## Exercise details
From the listing below, extract every line in which the word "that" appears.

+++

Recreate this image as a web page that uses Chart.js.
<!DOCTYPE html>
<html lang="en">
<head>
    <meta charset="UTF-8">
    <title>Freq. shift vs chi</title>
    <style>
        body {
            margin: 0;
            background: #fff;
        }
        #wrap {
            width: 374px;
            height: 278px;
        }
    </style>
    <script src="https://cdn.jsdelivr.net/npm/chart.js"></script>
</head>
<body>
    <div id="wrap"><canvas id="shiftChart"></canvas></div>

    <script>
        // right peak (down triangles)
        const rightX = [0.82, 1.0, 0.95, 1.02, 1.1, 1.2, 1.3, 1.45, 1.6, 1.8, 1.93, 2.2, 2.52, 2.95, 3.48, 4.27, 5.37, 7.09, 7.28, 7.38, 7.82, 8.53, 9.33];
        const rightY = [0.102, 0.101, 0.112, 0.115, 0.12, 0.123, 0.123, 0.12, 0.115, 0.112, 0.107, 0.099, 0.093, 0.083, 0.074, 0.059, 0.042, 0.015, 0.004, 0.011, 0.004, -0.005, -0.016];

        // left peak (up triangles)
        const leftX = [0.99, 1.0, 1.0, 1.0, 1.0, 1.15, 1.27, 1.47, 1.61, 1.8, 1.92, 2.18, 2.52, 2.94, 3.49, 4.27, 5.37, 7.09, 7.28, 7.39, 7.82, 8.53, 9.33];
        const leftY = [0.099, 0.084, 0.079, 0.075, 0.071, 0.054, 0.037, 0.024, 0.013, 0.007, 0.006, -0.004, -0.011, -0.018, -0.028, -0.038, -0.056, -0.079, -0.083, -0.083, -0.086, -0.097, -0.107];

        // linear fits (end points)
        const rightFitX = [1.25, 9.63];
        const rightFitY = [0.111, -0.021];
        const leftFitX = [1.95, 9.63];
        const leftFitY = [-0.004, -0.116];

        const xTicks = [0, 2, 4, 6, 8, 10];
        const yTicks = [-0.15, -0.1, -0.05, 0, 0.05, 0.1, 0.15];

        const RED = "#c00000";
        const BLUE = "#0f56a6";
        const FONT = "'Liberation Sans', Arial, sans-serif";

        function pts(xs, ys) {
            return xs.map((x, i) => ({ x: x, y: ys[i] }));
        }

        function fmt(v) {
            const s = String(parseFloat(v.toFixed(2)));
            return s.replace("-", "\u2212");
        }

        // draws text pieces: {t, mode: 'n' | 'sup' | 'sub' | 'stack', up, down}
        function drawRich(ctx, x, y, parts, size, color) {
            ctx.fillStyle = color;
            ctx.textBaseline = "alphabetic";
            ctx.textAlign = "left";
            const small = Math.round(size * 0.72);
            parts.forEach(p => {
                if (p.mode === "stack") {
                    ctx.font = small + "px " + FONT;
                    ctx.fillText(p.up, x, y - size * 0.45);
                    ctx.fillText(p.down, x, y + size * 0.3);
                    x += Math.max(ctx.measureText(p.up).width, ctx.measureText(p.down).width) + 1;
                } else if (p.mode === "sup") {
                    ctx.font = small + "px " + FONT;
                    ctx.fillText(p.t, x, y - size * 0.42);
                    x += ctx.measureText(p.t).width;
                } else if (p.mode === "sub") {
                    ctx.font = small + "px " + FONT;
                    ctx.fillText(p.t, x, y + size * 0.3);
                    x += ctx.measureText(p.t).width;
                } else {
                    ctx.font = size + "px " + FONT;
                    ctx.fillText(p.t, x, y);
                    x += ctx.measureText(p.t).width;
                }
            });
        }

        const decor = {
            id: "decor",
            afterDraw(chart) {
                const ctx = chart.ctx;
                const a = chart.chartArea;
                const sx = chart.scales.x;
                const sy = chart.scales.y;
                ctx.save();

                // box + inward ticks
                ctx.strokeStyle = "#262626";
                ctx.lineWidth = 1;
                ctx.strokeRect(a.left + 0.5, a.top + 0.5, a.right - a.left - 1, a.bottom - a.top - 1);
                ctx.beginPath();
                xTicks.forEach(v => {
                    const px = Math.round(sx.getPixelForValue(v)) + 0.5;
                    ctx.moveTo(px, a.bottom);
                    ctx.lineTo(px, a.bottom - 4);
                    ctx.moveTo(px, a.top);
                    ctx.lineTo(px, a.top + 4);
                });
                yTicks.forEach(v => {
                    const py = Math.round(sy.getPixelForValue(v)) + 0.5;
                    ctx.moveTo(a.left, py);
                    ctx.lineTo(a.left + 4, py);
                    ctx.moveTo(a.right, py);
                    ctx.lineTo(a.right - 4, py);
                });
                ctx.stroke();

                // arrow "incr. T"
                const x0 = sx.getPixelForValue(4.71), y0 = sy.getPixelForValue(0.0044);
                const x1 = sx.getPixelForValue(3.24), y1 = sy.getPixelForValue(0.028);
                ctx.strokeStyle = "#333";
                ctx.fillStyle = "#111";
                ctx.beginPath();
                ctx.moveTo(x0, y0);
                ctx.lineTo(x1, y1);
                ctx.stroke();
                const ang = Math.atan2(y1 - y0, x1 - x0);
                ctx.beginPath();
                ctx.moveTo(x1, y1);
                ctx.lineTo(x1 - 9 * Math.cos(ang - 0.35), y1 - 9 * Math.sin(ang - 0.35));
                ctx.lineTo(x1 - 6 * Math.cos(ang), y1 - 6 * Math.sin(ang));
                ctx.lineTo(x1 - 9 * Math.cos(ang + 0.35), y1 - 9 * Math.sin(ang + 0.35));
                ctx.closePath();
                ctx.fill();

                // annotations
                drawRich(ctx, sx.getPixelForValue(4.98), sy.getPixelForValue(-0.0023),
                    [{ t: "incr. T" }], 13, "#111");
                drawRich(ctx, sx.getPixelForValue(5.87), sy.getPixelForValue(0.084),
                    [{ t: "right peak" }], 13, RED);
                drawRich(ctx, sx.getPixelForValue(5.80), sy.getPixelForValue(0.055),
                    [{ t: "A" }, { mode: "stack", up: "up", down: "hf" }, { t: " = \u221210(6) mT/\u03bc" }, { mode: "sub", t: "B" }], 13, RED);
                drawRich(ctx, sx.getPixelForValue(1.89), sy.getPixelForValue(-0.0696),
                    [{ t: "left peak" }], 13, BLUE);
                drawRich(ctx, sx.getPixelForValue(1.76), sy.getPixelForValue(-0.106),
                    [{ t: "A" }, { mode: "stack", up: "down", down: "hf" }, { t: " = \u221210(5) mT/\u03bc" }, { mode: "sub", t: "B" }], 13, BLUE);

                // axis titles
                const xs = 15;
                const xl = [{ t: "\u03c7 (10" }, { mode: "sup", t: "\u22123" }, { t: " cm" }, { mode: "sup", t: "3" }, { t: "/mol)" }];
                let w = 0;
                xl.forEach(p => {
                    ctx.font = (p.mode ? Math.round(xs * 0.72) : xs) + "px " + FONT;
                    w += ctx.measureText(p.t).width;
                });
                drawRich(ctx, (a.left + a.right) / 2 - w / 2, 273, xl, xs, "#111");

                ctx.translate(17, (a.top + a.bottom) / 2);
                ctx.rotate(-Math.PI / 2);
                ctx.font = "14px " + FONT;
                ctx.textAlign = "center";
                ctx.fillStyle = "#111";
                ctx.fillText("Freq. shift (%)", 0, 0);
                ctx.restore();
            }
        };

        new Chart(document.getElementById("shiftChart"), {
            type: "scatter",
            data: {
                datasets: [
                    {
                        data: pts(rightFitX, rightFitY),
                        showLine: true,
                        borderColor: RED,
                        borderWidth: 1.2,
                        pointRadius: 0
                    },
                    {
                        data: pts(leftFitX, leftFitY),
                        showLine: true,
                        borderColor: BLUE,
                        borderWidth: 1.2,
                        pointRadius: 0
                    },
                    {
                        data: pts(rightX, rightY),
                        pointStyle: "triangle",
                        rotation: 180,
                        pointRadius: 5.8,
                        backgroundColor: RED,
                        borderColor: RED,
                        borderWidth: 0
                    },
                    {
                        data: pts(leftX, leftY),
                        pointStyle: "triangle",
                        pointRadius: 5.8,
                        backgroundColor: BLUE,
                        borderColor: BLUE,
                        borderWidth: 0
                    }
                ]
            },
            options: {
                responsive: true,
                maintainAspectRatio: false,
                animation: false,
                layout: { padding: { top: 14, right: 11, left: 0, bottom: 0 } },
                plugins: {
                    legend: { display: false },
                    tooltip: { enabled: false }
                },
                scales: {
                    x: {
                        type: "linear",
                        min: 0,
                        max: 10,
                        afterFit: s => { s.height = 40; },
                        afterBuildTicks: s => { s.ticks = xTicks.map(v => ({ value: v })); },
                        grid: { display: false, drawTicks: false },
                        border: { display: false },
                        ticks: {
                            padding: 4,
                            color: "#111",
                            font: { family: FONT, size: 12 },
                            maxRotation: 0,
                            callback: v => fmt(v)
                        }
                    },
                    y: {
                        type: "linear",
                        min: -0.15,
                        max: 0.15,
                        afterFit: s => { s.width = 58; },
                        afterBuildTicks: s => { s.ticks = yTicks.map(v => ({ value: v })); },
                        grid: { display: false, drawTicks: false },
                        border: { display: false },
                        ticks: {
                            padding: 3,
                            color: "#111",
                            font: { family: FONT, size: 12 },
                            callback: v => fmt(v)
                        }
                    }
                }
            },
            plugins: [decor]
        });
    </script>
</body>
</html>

+++

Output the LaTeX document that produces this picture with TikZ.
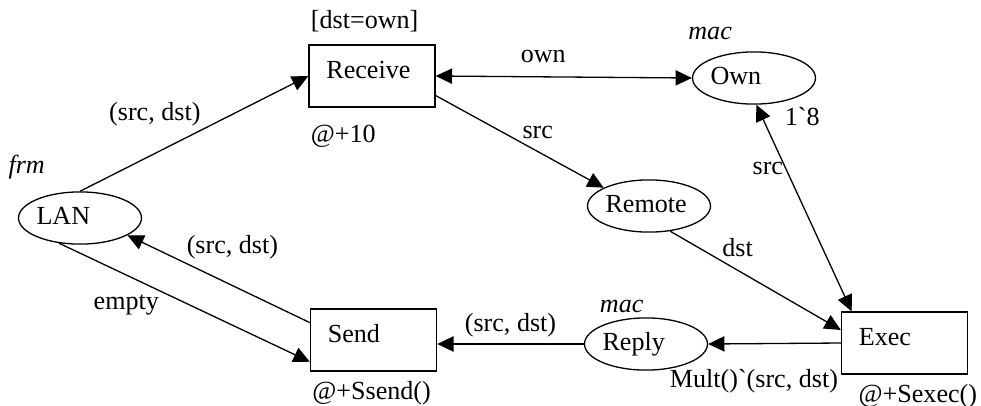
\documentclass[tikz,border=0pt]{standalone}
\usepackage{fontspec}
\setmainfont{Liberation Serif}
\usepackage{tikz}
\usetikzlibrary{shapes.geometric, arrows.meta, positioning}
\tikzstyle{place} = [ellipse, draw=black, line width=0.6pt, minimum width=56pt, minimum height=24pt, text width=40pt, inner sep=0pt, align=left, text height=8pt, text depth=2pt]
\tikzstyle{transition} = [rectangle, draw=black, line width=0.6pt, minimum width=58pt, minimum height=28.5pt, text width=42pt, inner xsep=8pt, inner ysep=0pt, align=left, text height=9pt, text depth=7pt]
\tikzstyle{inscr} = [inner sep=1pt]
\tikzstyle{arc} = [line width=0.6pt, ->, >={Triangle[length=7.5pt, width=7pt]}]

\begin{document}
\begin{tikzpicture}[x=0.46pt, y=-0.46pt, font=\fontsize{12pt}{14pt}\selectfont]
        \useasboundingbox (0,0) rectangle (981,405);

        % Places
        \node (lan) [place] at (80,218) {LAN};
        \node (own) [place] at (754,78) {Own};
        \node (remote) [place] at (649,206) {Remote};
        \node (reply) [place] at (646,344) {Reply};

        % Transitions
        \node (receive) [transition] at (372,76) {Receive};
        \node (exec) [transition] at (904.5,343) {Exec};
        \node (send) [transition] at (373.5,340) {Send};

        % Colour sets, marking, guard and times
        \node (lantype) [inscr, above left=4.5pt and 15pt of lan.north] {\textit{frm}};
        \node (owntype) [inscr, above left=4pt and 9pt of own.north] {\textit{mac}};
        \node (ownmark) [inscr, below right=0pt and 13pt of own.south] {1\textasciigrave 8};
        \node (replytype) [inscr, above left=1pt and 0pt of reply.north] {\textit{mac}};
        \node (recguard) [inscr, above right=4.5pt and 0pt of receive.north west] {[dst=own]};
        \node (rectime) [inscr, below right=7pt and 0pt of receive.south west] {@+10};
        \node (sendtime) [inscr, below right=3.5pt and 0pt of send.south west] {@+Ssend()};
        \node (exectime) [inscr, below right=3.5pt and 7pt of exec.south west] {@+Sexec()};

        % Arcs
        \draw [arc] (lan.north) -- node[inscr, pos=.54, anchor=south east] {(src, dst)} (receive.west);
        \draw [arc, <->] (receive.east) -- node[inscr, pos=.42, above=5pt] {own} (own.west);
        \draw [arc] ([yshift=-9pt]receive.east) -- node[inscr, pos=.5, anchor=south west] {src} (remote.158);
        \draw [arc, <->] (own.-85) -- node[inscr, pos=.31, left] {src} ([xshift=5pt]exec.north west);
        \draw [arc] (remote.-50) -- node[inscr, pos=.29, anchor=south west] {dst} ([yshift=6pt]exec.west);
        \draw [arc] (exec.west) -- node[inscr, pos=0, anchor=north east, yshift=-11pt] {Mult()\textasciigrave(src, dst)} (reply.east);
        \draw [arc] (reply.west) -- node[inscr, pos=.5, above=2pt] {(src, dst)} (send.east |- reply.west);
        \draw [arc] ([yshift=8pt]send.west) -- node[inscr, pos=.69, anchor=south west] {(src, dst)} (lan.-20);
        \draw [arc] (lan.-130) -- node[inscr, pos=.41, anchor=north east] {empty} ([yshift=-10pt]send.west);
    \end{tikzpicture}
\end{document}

+++

## The output
Recreate this image as a web page that uses Chart.js.
Output the LaTeX document that produces this picture with TikZ.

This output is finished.